The messages, which began spewing from internet-connected printers on Thursday, read: "Hacked. Stackoverflowin/stack the almighty, hacker god has returned to his throne, as the greatest memegod. Your printer is part of a flaming botnet. Your printer has been pwn'd."

The miscreant claiming responsibility, Stackoverflowin, boasts to have hijacked more than 160,000 printers from across the internet and commanded them to emit pages of ASCII art. It appears the hacked devices range from office printers to sales terminals.

"It was kind of on impulse," Stack told The Register. "I had been looking into printers for a while prior to this, about a few months before. I saw multiple articles about printers and it invoked my curiosity again, and yeah, it went from there."

Stackoverflowin claims to be under 18, although a Twitter account named in the printouts describes a 23-year-old white-hat security enthusiast and embedded systems engineer. We're told that Twitter bio is simply made up.

The hijacker says he or she wrote a script that scanned for insecure public-facing devices with open RAW, Internet Printing Protocol, and Line Printer Remote services – running on network ports 9100, 631, and 515, respectively – and fired over print jobs. This is, admittedly, trivial to do, and you can find plenty of potentially vulnerable machines on the web via Shodan.io. The search engine shows there are, right now, about 143,000 devices on the public internet with port 9100 open.

The kid also claims to have exploited remote-code execution (RCE) vulnerabilities in the web interface built into internet-connected Xerox products to commandeer more printers. "The RCEs are undisclosed – pretty much zero-days, but I don't like to throw that word around that much. There's three of them in total," Stackoverflowin said.
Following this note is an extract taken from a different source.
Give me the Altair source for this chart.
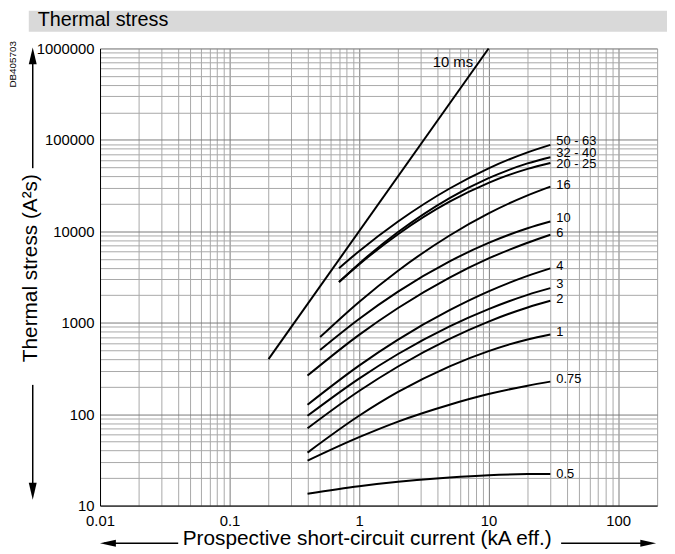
import altair as alt
import pandas as pd

# ---------------- data ----------------
FUSES = ["50 - 63", "32 - 40", "20 - 25", "16", "10", "6", "4", "3", "2", "1", "0.75", "0.5"]
X_START = [0.7, 0.7, 0.7, 0.5, 0.5, 0.4, 0.4, 0.4, 0.4, 0.4, 0.4, 0.4]
X_REST = [1, 2, 5, 10, 20, 30]
Y_50_63 = [3950, 6060, 12800, 29400, 48900, 73100, 88300]
Y_32_40 = [2790, 4430, 9810, 23100, 38100, 55300, 64700]
Y_20_25 = [2790, 4340, 9300, 21100, 33900, 48200, 56000]
Y_16 = [697, 1690, 3710, 9000, 15700, 24700, 30800]
Y_10 = [504, 1100, 2190, 4690, 7460, 10800, 12800]
Y_6 = [264, 736, 1450, 3120, 5050, 7500, 9170]
Y_4 = [127, 340, 654, 1370, 2200, 3250, 3930]
Y_3 = [96, 245, 455, 914, 1410, 2020, 2390]
Y_2 = [70, 179, 332, 667, 1030, 1470, 1740]
Y_1 = [38, 96, 175, 334, 490, 657, 745]
Y_075 = [31, 56, 83, 127, 166, 205, 227]
Y_05 = [13.5, 16.3, 18.2, 20.3, 21.5, 22.1, 22.2]
Y_ALL = [Y_50_63, Y_32_40, Y_20_25, Y_16, Y_10, Y_6, Y_4, Y_3, Y_2, Y_1, Y_075, Y_05]
LABEL_X = 30
LABEL_Y = [96000, 71800, 53800, 31800, 14000, 9530, 4160, 2640, 1815, 783, 243, 22.2]
MS10_X = [0.2, 10]
MS10_Y = [400, 1000000]
MS10_LABEL = ("10 ms", 5.3, 705000)
X_DOMAIN = [0.01, 200]
Y_DOMAIN = [10, 1000000]

FONT = "Liberation Sans, Arial, sans-serif"

rows = []
for name, xs, ys in zip(FUSES, X_START, Y_ALL):
    for xv, yv in zip([xs] + X_REST, ys):
        rows.append({"fuse": name, "current": xv, "stress": yv})
curves = pd.DataFrame(rows)
labels = pd.DataFrame({"fuse": FUSES, "current": [LABEL_X] * len(FUSES), "stress": LABEL_Y})
ms10 = pd.DataFrame({"current": MS10_X, "stress": MS10_Y})
ms10_lab = pd.DataFrame({"t": [MS10_LABEL[0]], "current": [MS10_LABEL[1]], "stress": [MS10_LABEL[2]]})

x_grid = [k * 10 ** e for e in range(-2, 3) for k in range(1, 10) if k * 10 ** e <= 200]
y_grid = [k * 10 ** e for e in range(1, 7) for k in range(1, 10) if k * 10 ** e <= 1000000]

decade = "abs(log(datum.value)/LN10 - round(log(datum.value)/LN10)) < 0.001"
grid_color = {"condition": {"test": decade, "value": "#7a7a7a"}, "value": "#a8a8a8"}

xscale = alt.Scale(type="log", domain=X_DOMAIN, nice=False)
yscale = alt.Scale(type="log", domain=Y_DOMAIN, nice=False)
xaxis = alt.Axis(values=x_grid, grid=True, gridColor=grid_color, gridWidth=1, tickSize=0,
                 labelExpr=f"({decade}) && datum.value <= 100 ? format(datum.value, '.2~f') : ''",
                 labelFontSize=15, labelColor="black", labelFont=FONT, labelPadding=8,
                 labelFlush=False, labelOverlap=False, domainColor="black", title=None)
yaxis = alt.Axis(values=y_grid, grid=True, gridColor=grid_color, gridWidth=1, tickSize=0,
                 labelExpr=f"({decade}) ? format(datum.value, 'd') : ''",
                 labelFontSize=15, labelColor="black", labelFont=FONT, labelPadding=6,
                 labelFlush=False, labelOverlap=False, domainColor="black", title=None)

X = alt.X("current:Q", scale=xscale, axis=xaxis)
Y = alt.Y("stress:Q", scale=yscale, axis=yaxis)

curve_layer = alt.Chart(curves).mark_line(color="black", strokeWidth=2, interpolate="monotone").encode(
    x=X, y=Y, detail="fuse:N")
ms_layer = alt.Chart(ms10).mark_line(color="black", strokeWidth=2).encode(x=X, y=Y)
label_layer = alt.Chart(labels).mark_text(align="left", baseline="middle", dx=6, fontSize=13,
                                          font=FONT, color="black").encode(
    x=alt.X("current:Q", scale=xscale), y=alt.Y("stress:Q", scale=yscale), text="fuse:N")
ms_label_layer = alt.Chart(ms10_lab).mark_text(align="center", baseline="middle", fontSize=15,
                                               font=FONT, color="black").encode(
    x=alt.X("current:Q", scale=xscale), y=alt.Y("stress:Q", scale=yscale), text="t:N")

one = pd.DataFrame({"a": [0]})


def txt(s, x, y, size, angle=0, align="center", baseline="middle"):
    return alt.Chart(one).mark_text(text=s, fontSize=size, font=FONT, color="black", angle=angle,
                                    align=align, baseline=baseline).encode(
        x=alt.value(x), y=alt.value(y))


def rule(x1, y1, x2, y2):
    return alt.Chart(one).mark_rule(color="black", strokeWidth=1.5).encode(
        x=alt.value(x1), y=alt.value(y1), x2=alt.value(x2), y2=alt.value(y2))


def head(path, x, y, size):
    return alt.Chart(one).mark_point(shape=path, filled=True, size=size, color="black",
                                     opacity=1, strokeWidth=0).encode(x=alt.value(x), y=alt.value(y))


bar = alt.Chart(one).mark_rect(color="#d9d9d9").encode(
    x=alt.value(-72), x2=alt.value(580), y=alt.value(-38), y2=alt.value(-17))

deco = [
    bar,
    txt("Thermal stress", -63, -23, 20, align="left", baseline="alphabetic"),
    txt("DB405703", -88, 16, 10, angle=270),
    txt("Thermal stress (A²s)", -70, 222, 21, angle=270),
    txt("Prospective short-circuit current (kA eff.)", 270, 502, 21, baseline="alphabetic"),
    rule(-68, 14, -68, 121),
    rule(-68, 340, -68, 444),
    rule(4, 500, 79, 500),
    rule(466, 500, 554, 500),
    head("M0,-1L0.47,1L-0.47,1Z", -68, 7.5, 289),
    head("M0,1L0.47,-1L-0.47,-1Z", -68, 447.5, 289),
    head("M-1,0L1,-0.45L1,0.45Z", 8, 500, 256),
    head("M1,0L-1,-0.45L-1,0.45Z", 554, 500, 256),
]

chart = alt.layer(curve_layer, ms_layer, label_layer, ms_label_layer, *deco).properties(
    width=563, height=462,
    autosize=alt.AutoSizeParams(type="none"),
    padding={"left": 93, "top": 38, "right": 10, "bottom": 43},
).configure_view(stroke="black", strokeWidth=1).configure(background="white")

chart.save("out.html", embed_options={"renderer": "svg", "actions": False})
The first printouts had a simple message accusing people of wasting paper, and included a Protonmail email address that has been since disabled. Those messages were more of a test, Stackoverflowin explained: "I was just debugging a segfault, my code was crashing at around 50,000 devices for some reason."

A second surge of printouts came in two forms: one with ASCII art of a computer, and the other with a robot. On the computer version, the printer's administrators are urged to firewall off their devices from the public internet.